◆ EXERCISE PROMPT
Starting at the top of the listing, extract every line up to and including the one with "const lineName = 'Доля". Pictures stay out of the copy.

--------------------------------

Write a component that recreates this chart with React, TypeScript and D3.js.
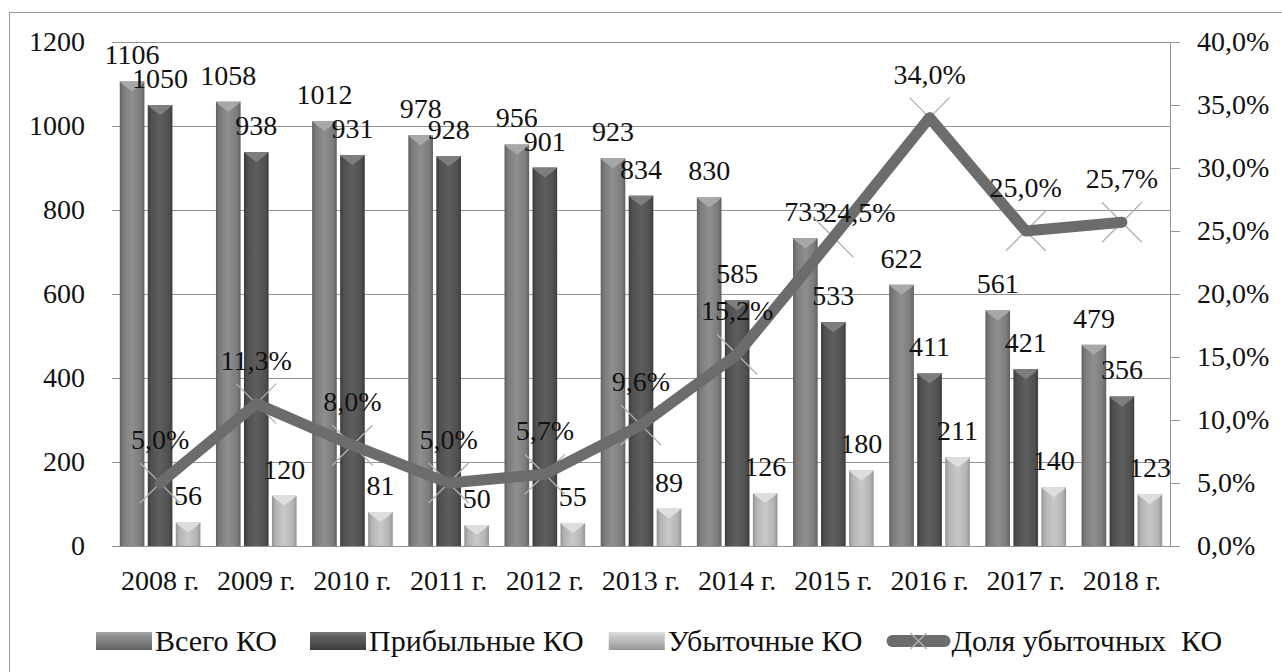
import * as d3 from 'd3';
import React, { useEffect, useRef } from 'react';

const years = ['2008 г.', '2009 г.', '2010 г.', '2011 г.', '2012 г.', '2013 г.', '2014 г.', '2015 г.', '2016 г.', '2017 г.', '2018 г.'];
const totalKO = [1106, 1058, 1012, 978, 956, 923, 830, 733, 622, 561, 479];
const profitKO = [1050, 938, 931, 928, 901, 834, 585, 533, 411, 421, 356];
const lossKO = [56, 120, 81, 50, 55, 89, 126, 180, 211, 140, 123];
const lossShare = [5.0, 11.3, 8.0, 5.0, 5.7, 9.6, 15.2, 24.5, 34.0, 25.0, 25.7];
const leftTicks = [0, 200, 400, 600, 800, 1000, 1200];
const rightTicks = [0, 5, 10, 15, 20, 25, 30, 35, 40];
const seriesNames = ['Всего КО', 'Прибыльные КО', 'Убыточные КО'];
const lineName = 'Доля убыточных  КО';

const W = 1282;
const H = 672;
const FONT = 'Liberation Serif, DejaVu Serif, serif';
const FS = 28;
const LEG_FS = 30;

// edge / body / highlight / bevel tones for each bar series
const tones = [
    { edge: '#606060', body: '#7c7c7c', light: '#8f8f8f', bevel: '#a8a8a8' },
    { edge: '#3c3c3c', body: '#505050', light: '#5e5e5e', bevel: '#7e7e7e' },
    { edge: '#939393', body: '#b4b4b4', light: '#c8c8c8', bevel: '#dedede' },
];

// one line label sits off its point in the original
const labelNudge: Record<number, [number, number]> = { 7: [26, 19] };

const fmt = (v: number) => v.toFixed(1).replace('.', ',') + '%';

const App: React.FC = () => {
    const svgRef = useRef<SVGSVGElement | null>(null);

    useEffect(() => {
        const root = d3.select(svgRef.current);
        root.selectAll('*').remove();
        const svg = root.attr('width', W).attr('height', H);

        const left = 112, right = 1170, top = 42, bottom = 546;

        const x = d3.scaleBand<string>().domain(years).range([left, right]);
        const sub = d3.scaleBand<number>().domain([0, 1, 2]).range([-42, 42]).paddingInner(0.12).paddingOuter(0.06);
        const yL = d3.scaleLinear().domain([0, 1200]).range([bottom, top]);
        const yR = d3.scaleLinear().domain([0, 40]).range([bottom, top]);

        const txt = (g: d3.Selection<any, any, any, any>, size = FS) =>
            g.attr('font-family', FONT).attr('font-size', size).attr('fill', '#111');

        const defs = svg.append('defs');
        tones.forEach((t, i) => {
            const g = defs.append('linearGradient').attr('id', `bar${i}`).attr('x1', 0).attr('x2', 1).attr('y1', 0).attr('y2', 0);
            [[0, t.edge], [0.15, t.body], [0.5, t.light], [0.85, t.body], [1, t.edge]].forEach(([o, c]) =>
                g.append('stop').attr('offset', o as number).attr('stop-color', c as string));
            const gv = defs.append('linearGradient').attr('id', `leg${i}`).attr('x1', 0).attr('x2', 0).attr('y1', 0).attr('y2', 1);
            [[0, t.bevel], [0.25, t.light], [0.6, t.body], [1, t.edge]].forEach(([o, c]) =>
                gv.append('stop').attr('offset', o as number).attr('stop-color', c as string));
        });

        // outer frame
        svg.append('rect').attr('x', 9.5).attr('y', 12.5).attr('width', W).attr('height', H)
            .attr('fill', 'white').attr('stroke', '#9a9a9a');

        // gridlines
        svg.append('g').selectAll('line').data(leftTicks.slice(1)).enter().append('line')
            .attr('x1', left).attr('x2', right)
            .attr('y1', d => Math.round(yL(d)) + 0.5).attr('y2', d => Math.round(yL(d)) + 0.5)
            .attr('stroke', '#959595');

        // left axis labels
        svg.append('g').selectAll('text').data(leftTicks).enter().append('text')
            .attr('x', 85).attr('y', d => yL(d) + 9)
            .attr('text-anchor', 'end').call(txt)
            .text(d => String(d));

        // right axis
        svg.append('line').attr('x1', right + 0.5).attr('x2', right + 0.5).attr('y1', top).attr('y2', bottom)
            .attr('stroke', '#959595');
        svg.append('g').selectAll('line').data(rightTicks).enter().append('line')
            .attr('x1', right).attr('x2', right + 10)
            .attr('y1', d => Math.round(yR(d)) + 0.5).attr('y2', d => Math.round(yR(d)) + 0.5)
            .attr('stroke', '#959595');
        svg.append('g').selectAll('text').data(rightTicks).enter().append('text')
            .attr('x', 1197).attr('y', d => yR(d) + 9)
            .call(txt)
            .text(d => fmt(d));

        // bars
        const series = [totalKO, profitKO, lossKO];
        series.forEach((vals, si) => {
            const g = svg.append('g');
            const bx = (i: number) => (x(years[i]) as number) + x.bandwidth() / 2 + (sub(si) as number);
            const bw = sub.bandwidth();
            g.selectAll('rect').data(vals).enter().append('rect')
                .attr('x', (_, i) => bx(i)).attr('y', d => yL(d))
                .attr('width', bw).attr('height', d => bottom - yL(d))
                .attr('fill', `url(#bar${si})`);
            g.selectAll('polygon').data(vals).enter().append('polygon')
                .attr('points', (d, i) => {
                    const x0 = bx(i), y0 = yL(d);
                    return `${x0},${y0} ${x0 + bw},${y0} ${x0 + bw - 3},${y0 + 3} ${x0 + bw / 2},${y0 + 10} ${x0 + 3},${y0 + 3}`;
                })
                .attr('fill', tones[si].bevel);
            g.selectAll('text').data(vals).enter().append('text')
                .attr('x', (_, i) => bx(i) + bw / 2).attr('y', d => yL(d) - 17)
                .attr('text-anchor', 'middle').call(txt)
                .text(d => String(d));
        });

        // x axis
        svg.append('line').attr('x1', left).attr('x2', right)
            .attr('y1', bottom + 0.5).attr('y2', bottom + 0.5).attr('stroke', '#959595');
        svg.append('g').selectAll('text').data(years).enter().append('text')
            .attr('x', d => (x(d) as number) + x.bandwidth() / 2).attr('y', 590)
            .attr('text-anchor', 'middle').call(txt)
            .text(d => d);

        // line series
        const px = (i: number) => (x(years[i]) as number) + x.bandwidth() / 2;
        const line = d3.line<number>().x((_, i) => px(i)).y(d => yR(d));
        const drawCross = (g: d3.Selection<SVGGElement, unknown, null, undefined>, cx: number, cy: number, r: number) => {
            g.append('path')
                .attr('d', `M${cx - r},${cy - r}L${cx + r},${cy + r}M${cx - r},${cy + r}L${cx + r},${cy - r}`)
                .attr('stroke', '#b0b0b0').attr('stroke-width', 1.3).attr('fill', 'none');
        };
        const markerG = svg.append('g');
        lossShare.forEach((v, i) => drawCross(markerG, px(i), yR(v), 20));
        svg.append('path').datum(lossShare).attr('d', line)
            .attr('fill', 'none').attr('stroke', '#6c6c6c').attr('stroke-width', 11)
            .attr('stroke-linejoin', 'round').attr('stroke-linecap', 'round');
        svg.append('g').selectAll('text').data(lossShare).enter().append('text')
            .attr('x', (_, i) => px(i) + (labelNudge[i] ? labelNudge[i][0] : 0))
            .attr('y', (d, i) => yR(d) - 34 + (labelNudge[i] ? labelNudge[i][1] : 0))
            .attr('text-anchor', 'middle').call(txt)
            .text(d => fmt(d));

        // legend
        const leg = svg.append('g');
        let lx = 96;
        const ly = 641;
        const gaps = [33, 25, 24];
        seriesNames.forEach((name, i) => {
            leg.append('rect').attr('x', lx).attr('y', ly - 9).attr('width', 56).attr('height', 18)
                .attr('fill', `url(#leg${i})`);
            const t = leg.append('text').attr('x', lx + 59).attr('y', ly + 10)
                .call(txt, LEG_FS).text(name);
            const tw = (t.node() as SVGTextElement).getComputedTextLength();
            lx = lx + 59 + tw + gaps[i];
        });
        leg.append('line').attr('x1', lx + 6).attr('x2', lx + 58).attr('y1', ly).attr('y2', ly)
            .attr('stroke', '#6c6c6c').attr('stroke-width', 12).attr('stroke-linecap', 'round');
        drawCross(leg, lx + 32, ly, 8);
        leg.append('text').attr('x', lx + 65).attr('y', ly + 10)
            .call(txt, LEG_FS).style('white-space', 'pre')
            .text(lineName);
    }, []);

    return <svg ref={svgRef} style={{ position: 'absolute', left: 0, top: 0 }}></svg>;
};

export default App;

--------------------------------

◆ RESULT BELOW
Write a component that recreates this chart with React, TypeScript and D3.js.
import * as d3 from 'd3';
import React, { useEffect, useRef } from 'react';

const years = ['2008 г.', '2009 г.', '2010 г.', '2011 г.', '2012 г.', '2013 г.', '2014 г.', '2015 г.', '2016 г.', '2017 г.', '2018 г.'];
const totalKO = [1106, 1058, 1012, 978, 956, 923, 830, 733, 622, 561, 479];
const profitKO = [1050, 938, 931, 928, 901, 834, 585, 533, 411, 421, 356];
const lossKO = [56, 120, 81, 50, 55, 89, 126, 180, 211, 140, 123];
const lossShare = [5.0, 11.3, 8.0, 5.0, 5.7, 9.6, 15.2, 24.5, 34.0, 25.0, 25.7];
const leftTicks = [0, 200, 400, 600, 800, 1000, 1200];
const rightTicks = [0, 5, 10, 15, 20, 25, 30, 35, 40];
const seriesNames = ['Всего КО', 'Прибыльные КО', 'Убыточные КО'];
const lineName = 'Доля убыточных  КО';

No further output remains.